Photos circulated widely on social media after the 7-foot-tall sculpture, which was built by the Sapien Network, appeared on Monday.

The Sapien Network, an activist social media platform, said in a press release the statue “represents the millions of everyday people who struggle under a system that enriches wealthy elites and leaves the average person behind.”

  • Ankit Bhatia and Robert Giometti, the Sapien Network’s co-founders, also said Harambe is meant to show how Wall Street has gone “bananas.”
MEME OF THE YEAR

Harambe became a cultural phenomenon following his controversial death at the hands of zookeepers, who were concerned after a 3-year-old boy got into the gorilla’s enclosure.
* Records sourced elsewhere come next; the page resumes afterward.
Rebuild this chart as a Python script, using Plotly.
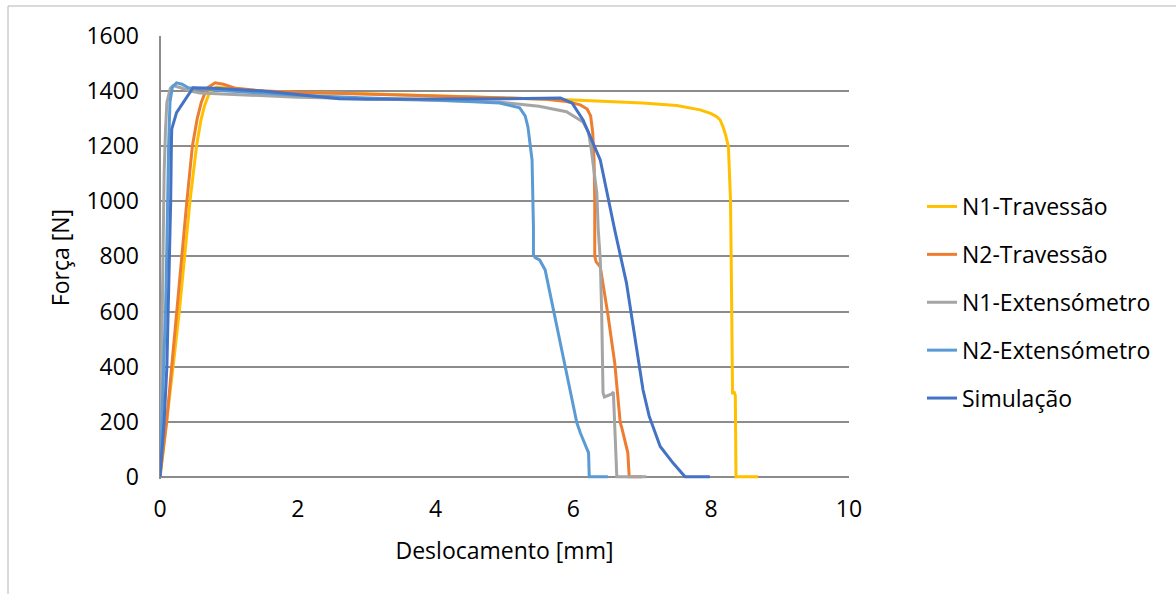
import plotly.graph_objects as go

# ---- data ----
n1_trav_x = [0, 0.10, 0.19, 0.28, 0.36, 0.435, 0.53, 0.59, 0.65, 0.72, 0.82, 1.0, 1.5, 2, 3, 4, 5, 6, 7, 7.5,
             7.84, 8.0, 8.08, 8.13, 8.17, 8.21, 8.25, 8.28, 8.29, 8.30, 8.30, 8.31, 8.33, 8.35, 8.36, 8.68]
n1_trav_y = [0, 200, 400, 600, 800, 1000, 1200, 1290, 1350, 1395, 1415, 1410, 1400, 1395, 1390, 1383, 1375, 1368,
             1357, 1348, 1332, 1318, 1307, 1295, 1271, 1240, 1198, 1005, 800, 545, 305, 300, 310, 295, 0, 0]

n2_trav_x = [0, 0.097, 0.17, 0.24, 0.31, 0.39, 0.47, 0.54, 0.60, 0.68, 0.80, 0.92, 1.1, 1.5, 2, 3, 4, 5, 5.6,
             5.9, 6.1, 6.2, 6.25, 6.28, 6.30, 6.31, 6.31, 6.33, 6.39, 6.50, 6.60, 6.68, 6.70, 6.79, 6.81, 7.0]
n2_trav_y = [0, 200, 400, 600, 800, 1000, 1200, 1300, 1360, 1410, 1430, 1425, 1410, 1400, 1396, 1390, 1382, 1375,
             1370, 1362, 1350, 1335, 1310, 1250, 1150, 1000, 800, 780, 762, 590, 413, 196, 180, 87, 0, 0]

n1_ext_x = [0, 0.02, 0.04, 0.06, 0.08, 0.10, 0.15, 0.19, 0.30, 0.44, 0.58, 1, 2, 3, 4, 4.93, 5.5, 5.9, 6.14,
            6.22, 6.26, 6.30, 6.34, 6.36, 6.39, 6.41, 6.43, 6.45, 6.55, 6.58, 6.60, 6.63, 7.06]
n1_ext_y = [0, 400, 800, 1100, 1260, 1360, 1410, 1420, 1412, 1400, 1393, 1388, 1378, 1372, 1365, 1360, 1345, 1325,
            1288, 1250, 1187, 1100, 1030, 900, 787, 600, 305, 290, 300, 308, 200, 0, 0]

n2_ext_x = [0, 0.03, 0.06, 0.08, 0.097, 0.11, 0.125, 0.145, 0.18, 0.24, 0.32, 0.41, 0.6, 1, 2, 3, 4, 4.93, 5.22,
            5.30, 5.34, 5.40, 5.42, 5.42, 5.45, 5.51, 5.59, 5.71, 5.86, 6.05, 6.10, 6.22, 6.23, 6.5]
n2_ext_y = [0, 200, 400, 600, 800, 1000, 1200, 1360, 1415, 1430, 1425, 1412, 1408, 1400, 1385, 1375, 1368, 1357,
            1339, 1310, 1270, 1150, 907, 805, 795, 787, 751, 606, 435, 196, 160, 87, 0, 0]

sim_x = [0, 0.06, 0.10, 0.12, 0.14, 0.155, 0.165, 0.17, 0.24, 0.48, 0.8, 1.5, 2, 2.6, 3, 4, 5, 5.81, 5.98,
         6.14, 6.39, 6.60, 6.77, 7.01, 7.10, 7.26, 7.45, 7.62, 7.98]
sim_y = [0, 200, 400, 600, 800, 1000, 1200, 1262, 1322, 1412, 1410, 1400, 1388, 1372, 1370, 1370, 1372, 1375,
         1357, 1295, 1150, 896, 704, 316, 220, 110, 49, 0, 0]

series_names = ["N1-Travessão", "N2-Travessão", "N1-Extensómetro", "N2-Extensómetro", "Simulação"]
series_x = [n1_trav_x, n2_trav_x, n1_ext_x, n2_ext_x, sim_x]
series_y = [n1_trav_y, n2_trav_y, n1_ext_y, n2_ext_y, sim_y]
colors = ["#FFC000", "#ED7D31", "#A5A5A5", "#5B9BD5", "#4472C4"]

x_ticks = [0, 2, 4, 6, 8, 10]
y_ticks = [0, 200, 400, 600, 800, 1000, 1200, 1400, 1600]

FONT = "Open Sans"
FS = 23
grid_c = "#8c8c8c"

fig = go.Figure()
for name, xs, ys, c in zip(series_names, series_x, series_y, colors):
    fig.add_trace(go.Scatter(x=xs, y=ys, mode="lines", name=name, legendgroup=name,
                             line=dict(color=c, width=3)))

fig.update_layout(
    width=1176, height=594,
    margin=dict(l=160, r=327, t=36, b=115, autoexpand=False),
    paper_bgcolor="white", plot_bgcolor="white",
    font=dict(family=FONT, size=FS, color="#000000"),
    showlegend=True,
    legend=dict(x=(922 - 160) / 689, xanchor="left", y=(479 - 185) / 443, yanchor="top",
                font=dict(family=FONT, size=FS, color="#000000"),
                tracegroupgap=15, bgcolor="rgba(0,0,0,0)", borderwidth=0),
    xaxis=dict(range=[0, 10], tickvals=x_ticks, showgrid=False, zeroline=True, zerolinecolor=grid_c,
               zerolinewidth=1.5, showline=False, ticks="", ticklabelstandoff=14,
               tickfont=dict(family=FONT, size=FS, color="#000000"),
               title=dict(text="Deslocamento [mm]", standoff=19,
                          font=dict(family=FONT, size=FS, color="#000000"))),
    yaxis=dict(range=[-8, 1600], tickvals=y_ticks, showgrid=True, gridcolor=grid_c, gridwidth=1.5,
               zeroline=True, zerolinecolor=grid_c, zerolinewidth=1.5, showline=False, ticks="",
               ticklabelstandoff=20,
               tickfont=dict(family=FONT, size=FS, color="#000000"),
               title=dict(text="Força [N]", standoff=10,
                          font=dict(family=FONT, size=FS, color="#000000"))),
    shapes=[
        dict(type="line", xref="paper", yref="paper", x0=(8 - 160) / 689, x1=(8 - 160) / 689,
             y0=-0.5, y1=(479 - 6) / 443, line=dict(color="#b4b4b4", width=1)),
        dict(type="line", xref="paper", yref="paper", x0=(8 - 160) / 689, x1=1.6,
             y0=(479 - 6) / 443, y1=(479 - 6) / 443, line=dict(color="#b4b4b4", width=1)),
    ],
)

fig.write_html("out.html")
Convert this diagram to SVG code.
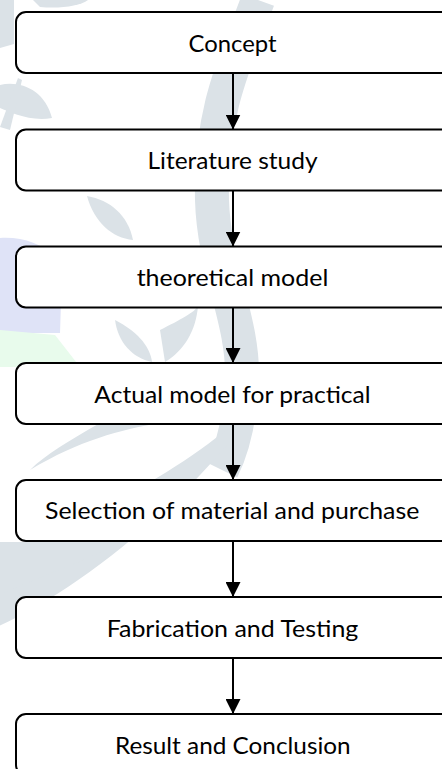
<svg xmlns="http://www.w3.org/2000/svg" width="442" height="769" viewBox="0 0 442 769">
<style>
.wm{fill:#dbe2e7;stroke:none}
.box{fill:#ffffff;stroke:#000000;stroke-width:2}
.lbl{font-family:Lato,"Open Sans","Liberation Sans",sans-serif;font-size:23px;fill:#000000;text-anchor:middle}
.conn{stroke:#000000;stroke-width:2;fill:none}
</style>
<defs>
<marker id="arrow" markerUnits="userSpaceOnUse" markerWidth="15" markerHeight="15" viewBox="0 0 15 15" refX="15" refY="7.5" orient="auto">
<path d="M0,0 L15,7.5 L0,15 Z" fill="#000000"/>
</marker>
</defs>
<rect x="0" y="0" width="442" height="769" fill="#ffffff"/>
<g id="watermark">
<path d="M0,238 C30,236 55,250 62,270 L60,333 L0,333 Z" fill="#dfe3f7"/>
<path d="M0,330 L55,335 L80,367 L0,367 Z" fill="#e8fbec"/>
<path class="wm" d="M0,0 L14,0 L14,44 L0,48 Z"/>
<path class="wm" d="M33,0 L88,0 C80,6 60,9 40,7 Z"/>
<path class="wm" d="M0,85 C20,80 45,90 52,118 C30,122 10,112 0,108 Z"/>
<path class="wm" d="M0,127 L18,78 L22,80 L10,130 Z"/>
<path d="M258,0 C236,60 210,110 212,200 C214,270 244,320 242,380 C240,420 232,450 222,470" stroke="#dbe2e7" stroke-width="34" fill="none"/>
<path class="wm" d="M87,196 C110,200 128,215 133,240 C112,238 94,222 87,196 Z"/>
<path class="wm" d="M115,320 C135,330 150,345 152,362 C132,358 118,342 115,320 Z"/>
<path class="wm" d="M160,330 C180,320 195,312 198,306 C196,330 185,350 165,362 Z"/>
<path class="wm" d="M-10,630 C60,600 160,530 248,420 L238,420 C180,470 100,515 -10,555 Z"/>
<path class="wm" d="M-10,600 C40,575 90,560 115,545 L110,542 L0,542 Z"/>
<path class="wm" d="M30,470 C80,440 120,430 160,423 L100,423 C70,440 45,455 30,470 Z"/>
</g>
<g id="connectors">
<line class="conn" x1="233" y1="73" x2="233" y2="129.5" marker-end="url(#arrow)"/>
<line class="conn" x1="233" y1="190.5" x2="233" y2="246.5" marker-end="url(#arrow)"/>
<line class="conn" x1="233" y1="307.5" x2="233" y2="363" marker-end="url(#arrow)"/>
<line class="conn" x1="233" y1="424" x2="233" y2="480" marker-end="url(#arrow)"/>
<line class="conn" x1="233" y1="541" x2="233" y2="597" marker-end="url(#arrow)"/>
<line class="conn" x1="233" y1="658" x2="233" y2="714" marker-end="url(#arrow)"/>
</g>
<g id="n1"><rect class="box" x="16" y="12" width="440" height="61" rx="10"/><text class="lbl" x="232.5" y="52.3" textLength="88" lengthAdjust="spacingAndGlyphs">Concept</text></g>
<g id="n2"><rect class="box" x="16" y="129.5" width="440" height="61" rx="10"/><text class="lbl" x="232.5" y="169.3" textLength="170" lengthAdjust="spacingAndGlyphs">Literature study</text></g>
<g id="n3"><rect class="box" x="16" y="246.5" width="440" height="61" rx="10"/><text class="lbl" x="232.5" y="286" textLength="191.7" lengthAdjust="spacingAndGlyphs">theoretical model</text></g>
<g id="n4"><rect class="box" x="16" y="363" width="440" height="61" rx="10"/><text class="lbl" x="232.5" y="402.7" textLength="276.3" lengthAdjust="spacingAndGlyphs">Actual model for practical</text></g>
<g id="n5"><rect class="box" x="16" y="480" width="440" height="61" rx="10"/><text class="lbl" x="232.2" y="519.3" textLength="374.3" lengthAdjust="spacingAndGlyphs">Selection of material and purchase</text></g>
<g id="n6"><rect class="box" x="16" y="597" width="440" height="61" rx="10"/><text class="lbl" x="232.5" y="637.3" textLength="251.7" lengthAdjust="spacingAndGlyphs">Fabrication and Testing</text></g>
<g id="n7"><rect class="box" x="16" y="714" width="440" height="61" rx="10"/><text class="lbl" x="232.8" y="754" textLength="235.7" lengthAdjust="spacingAndGlyphs">Result and Conclusion</text></g>
</svg>
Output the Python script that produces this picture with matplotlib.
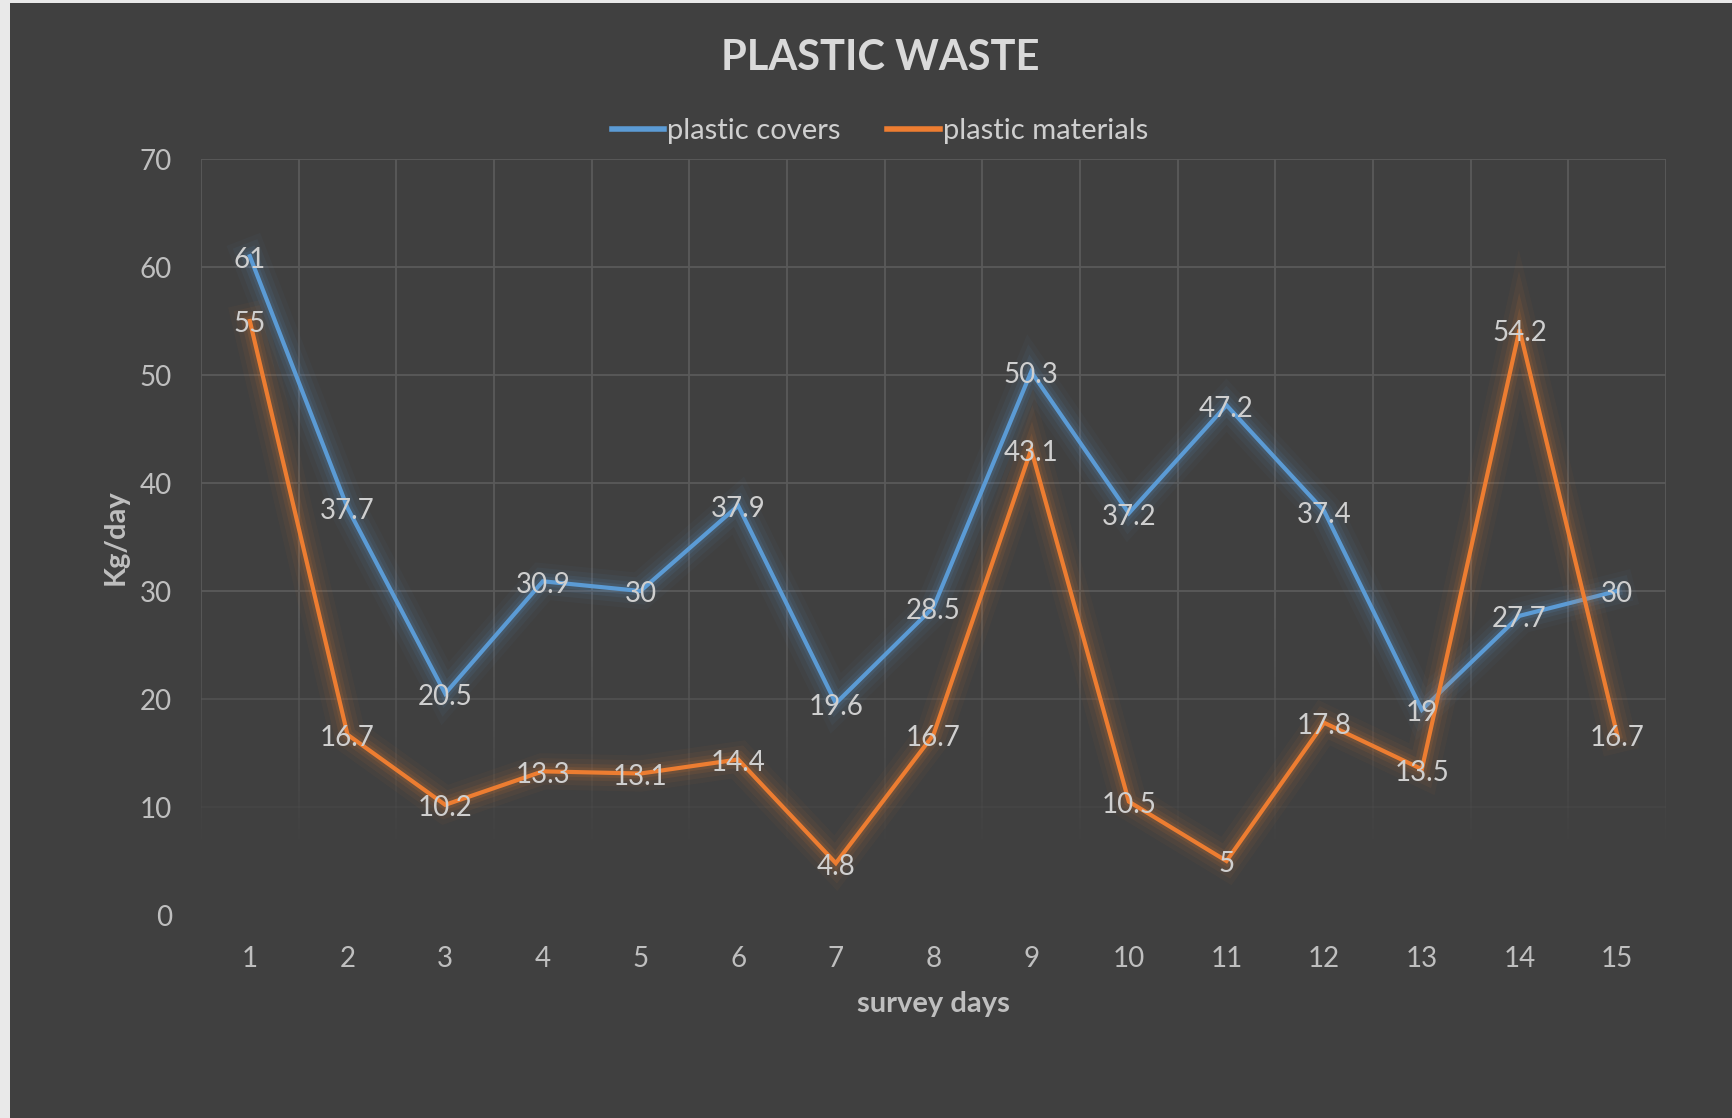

More than 500 million people signed a petition seeking “Justice for Harambe” and an Aug. 2016 Public Policy Polling survey found 2% of Texans backed the gorilla for president,

  • Meanwhile, social media platforms became inundated with Harambe memes.
  • But some feared there was a darker side to Harambe-mania: liberals expressed concerns that the memes might be racist or dismissive of social justice.
  • “It becomes a farcical way to skewer that social media activism rather than actually going after social media advocacy,” Ryan Milner, an associate professor of communications at the College of Charleston, told The New York Times. “It’s a little bit of a subtle shade whether it’s intentional or not.”